Oh, and the system file issue has a degree of resolution on Windows, more so in Vista/Win7 but even in XP it's had for a long time a means of protecting (or at least reversing) changes to critical files (and not just talking about System Restore). It just doesn't apply to all the other junk installed!
And finally, most of the open source products available to linux are also available to Windows (and OS X). I use a vast amount of open source of my own free will, on Windows, along with some commercial software that I prefer. Because I *choose* to do so, not because FSF and the like tell me I should.
It shouldn't be needed to answer this kind of mail, but for the sake of straightening facts, it looks like it's necessary.

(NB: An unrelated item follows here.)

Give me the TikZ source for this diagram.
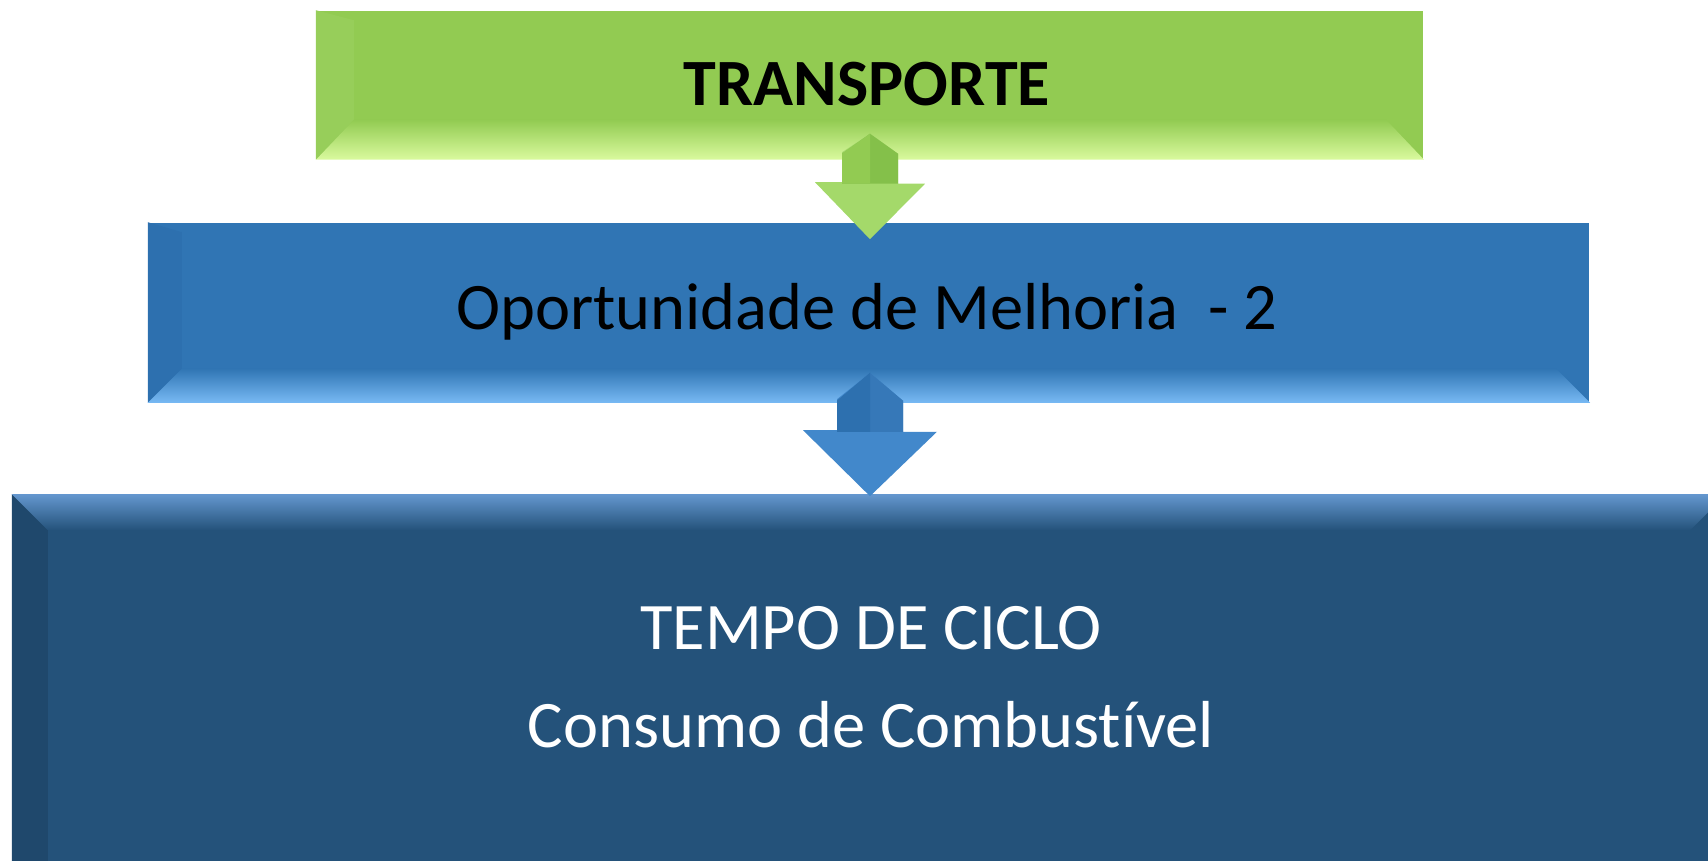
\documentclass[tikz,border=0pt]{standalone}
\usepackage{fontspec}
\setmainfont[Ligatures=NoCommon]{Carlito}
\usetikzlibrary{positioning,calc}

\definecolor{leafgreen}{HTML}{92CB52}
\definecolor{leaflight}{HTML}{DAFA9E}
\definecolor{leafside}{HTML}{97CE5A}
\definecolor{leafshaft}{HTML}{84C04A}
\definecolor{leafhead}{HTML}{A4D96A}
\definecolor{midblue}{HTML}{3075B4}
\definecolor{midlight}{HTML}{78BAF4}
\definecolor{midside}{HTML}{2D70AF}
\definecolor{midshaft}{HTML}{3678B8}
\definecolor{midhead}{HTML}{4288CB}
\definecolor{deepblue}{HTML}{24527A}
\definecolor{deeplight}{HTML}{6497CF}
\definecolor{deepside}{HTML}{1F486C}

\begin{document}
\begin{tikzpicture}[x=0.01cm,y=0.01cm,
  box/.style={rectangle, inner sep=0pt, draw=none},
  lbl/.style={inner sep=0pt, align=center}]
\useasboundingbox (0,0) rectangle (1708,-861);

%Boxes
\node[box, fill=leafgreen, minimum width=11.06cm, minimum height=1.48cm] (T) at (870,-85) {};
\node[box, fill=midblue, minimum width=14.40cm, minimum height=1.79cm] (O) at (869,-312.5) {};
\node[box, fill=deepblue, minimum width=17.12cm, minimum height=3.85cm] (C) at (869,-687.5) {};

%Bevels
\fill[leafside] (T.south west) -- (T.north west) -- ++(38,-10) -- ($(T.south west)+(38,40)$) -- cycle;
\shade[top color=leafgreen, bottom color=leaflight] (T.south west) -- (T.south east) -- ++(-38,40) -- ($(T.south west)+(38,40)$) -- cycle;
\fill[midside] (O.south west) -- (O.north west) -- ++(34,-10) -- ($(O.south west)+(34,34)$) -- cycle;
\shade[top color=midblue, bottom color=midlight] (O.south west) -- (O.south east) -- ++(-34,34) -- ($(O.south west)+(34,34)$) -- cycle;
\fill[deepside] (C.north west) -- (C.south west) -- ++(36,0) -- ($(C.north west)+(36,-36)$) -- cycle;
\shade[top color=deeplight, bottom color=deepblue] (C.north west) -- (C.north east) -- ++(-36,-36) -- ($(C.north west)+(36,-36)$) -- cycle;

%Arrows
\coordinate (a1) at ($(T.south)+(0,26)$);
\coordinate (b1) at ($(O.north)+(1,-17)$);
\fill[leafhead] (a1) -- ++(28,-20) -- ++(0,-30) -- ++(27,0) -- (b1) -- ++(-55,57) -- ++(27,0) -- ++(0,30) -- cycle;
\fill[leafshaft] (a1) -- ++(28,-20) -- ++(0,-30) -- ++(-56,0) -- ++(0,30) -- cycle;
\fill[leafgreen] (a1) -- ++(-28,-20) -- ++(0,-30) -- ++(28,0) -- cycle;
\coordinate (a2) at ($(O.south)+(1,30)$);
\coordinate (b2) at ($(C.north)+(1,-2)$);
\fill[midhead] (a2) -- ++(33,-28) -- ++(0,-31) -- ++(34,0) -- (b2) -- ++(-67,66) -- ++(34,0) -- ++(0,31) -- cycle;
\fill[midshaft] (a2) -- ++(33,-28) -- ++(0,-31) -- ++(-66,0) -- ++(0,31) -- cycle;
\fill[midside] (a2) -- ++(-33,-28) -- ++(0,-31) -- ++(33,0) -- cycle;

%Labels
\node[lbl, font=\bfseries\fontsize{18.8}{22}\selectfont] (Tt) at (867,-84) {TRANSPORTE};
\node[lbl, font=\fontsize{18.9}{22}\selectfont] (Ot) at (867,-312) {Oportunidade de Melhoria\ \ - 2};
\node[lbl, font=\fontsize{18.9}{27.9}\selectfont, text=white] (Ct) at (871,-677) {TEMPO DE CICLO\\Consumo de Combustível};
\end{tikzpicture}
\end{document}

It's been now a long time since a CLI hasn't been mandatory to setup any mainstream linux distribution. GUI tools do exist and work. Does it entail that the CLI ought to be removed ? Has it been removed in MacOS X ? Hell no ! OS X proudly has a virtual terminal and fires up tcsh ! Has it been removed from Windows ? Hell No ! Windows went as far as releasing a NEW CLI for windows a couple of years ago.
Why do mainstream OS *all* have a CLI ? Because it is faster, it is better, it gives control. It's not a *sin* linux have a CLI.
The difference between MacOS and Windows on the one hand, and Linux and other OS (Solaris, BSD et al.) on the other hand lies in the way help is given to the users.
While Microsoft and Apple favour the GUI in their generic explanations, with loads of screenshots to make their point, most of the time, in linux realm, help is given on a specific question, and as it is much more personalised and targeted to the real problem the user is facing, it's impossible for the person giving that help to build an /ad hoc/ walkthrough with pictures. Hence, a cut-and-paste script is the fastest way to accurately answer the question.
That's because unless you pay the most expensive support contract from MS or Apple, you can't have a tailored solution to your actual problems, you must rely on canned answers to any question you have.
This may lead to a false impression the CLI is required, but this is a fallacy. And it borders deception when heralded over and over again by MS schills, regardless of countless accounts that their belief is WRONG.